Addio Castiglioni, i tuoi sogni restano

Da Eddie Lawson a Hubert Auriol, il "signor Claudio" ci faceva sognare


Claudio Castiglioni se ne è andato. E' difficile spiegare per un vecchio giornalista cosa abbia rappresentato nel motociclismo agonistico.

Un capitano d'azienda, di quelli di una volta, grandissimo appassionato, entusiasta, dolce. Un amico.

Uno con cui abbiamo condiviso la passione per le corse, nei rispettivi ruoli, senza rispettare i ruoli. In pista, nel campionato del mondo di velocità, come sulle piste della Dakar, ti faceva dimenticare di essere lui quello che aveva portato a correre la Cagiva, rossa perché aveva già nella mente la MV Agusta.

E con la Cagiva aveva vinto, sull'asfalto e sullo sterrato. Perché "il signor Claudio" era un sognatore di quelli capaci di non fermarsi ai sogni, ma invece c'era in lui l'abilità di realizzarli perché sapeva trasmettere il suo entusiasmo agli altri, che così diventavano essi stessi parte della sua avventura.

Per questo non ci si stupiva delle sue telefonate all'alba, quando ti voleva comunicare che la sua Cagiva aveva fatto segnare un tempo record dall'altra parte del mondo. Anzi, si era orgogliosi che fosse proprio lui, Claudio, a dirtelo.

I comunicati stampa con lui non esistevano, come le celebrazioni patinate.

Piuttosto si partiva, con il preavviso di un'ora, tutti insieme, come quella volta che trascinò mezza stampa italiana a Parigi per festeggiare Hubert Auriol, che la Parigi-Dakar l'aveva persa, da vincente, facendosi male quando l'aveva ormai conquistata.

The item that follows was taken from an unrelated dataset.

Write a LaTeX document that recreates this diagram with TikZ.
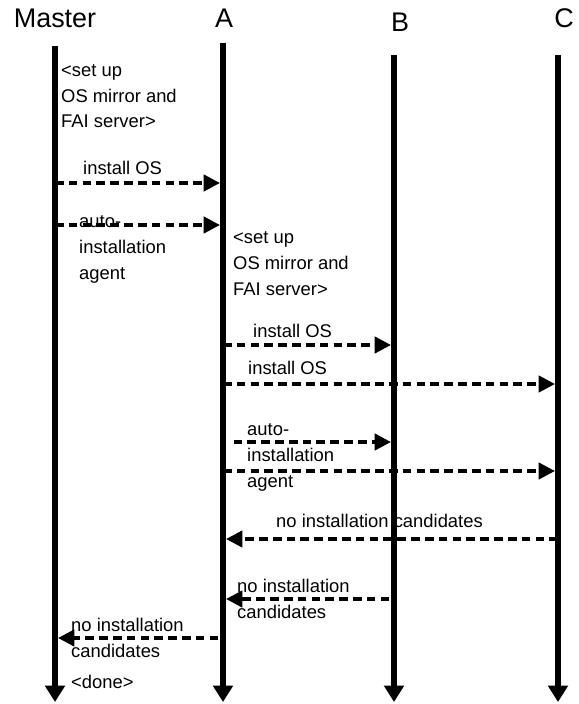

Ma il suo più grande traguardo, probabilmente, lo centrò nel 1991 quando convinse Eddie Lawson a correre per lui. A reinventare una moto, la Cagiva 500, che non aveva mai vinto. Una avventura ancora più grande di quella di Valentino Rossi con la Ducati, oggi.

Claudio si infilò nel motorhome di Lawson al Gran Premio di Francia, nel 1990. Parlava inglese male, ma fu il suo sorriso che convinse Eddie.

E quando poi "Awesome Lawson" lo conobbe meglio, se ne innamorò. Ripagandolo nel 1992 con quell'incredibile vittoria nel Gran Premio di Ungheria che fece piangere Castiglioni come un bambino. Perché piangeva, Claudio, dei suoi successi, facendo piangere tutti noi. Come ora.

Ti direbbe "Godspeed", Claudio, Steady Eddie. Noi non troviamo le parole.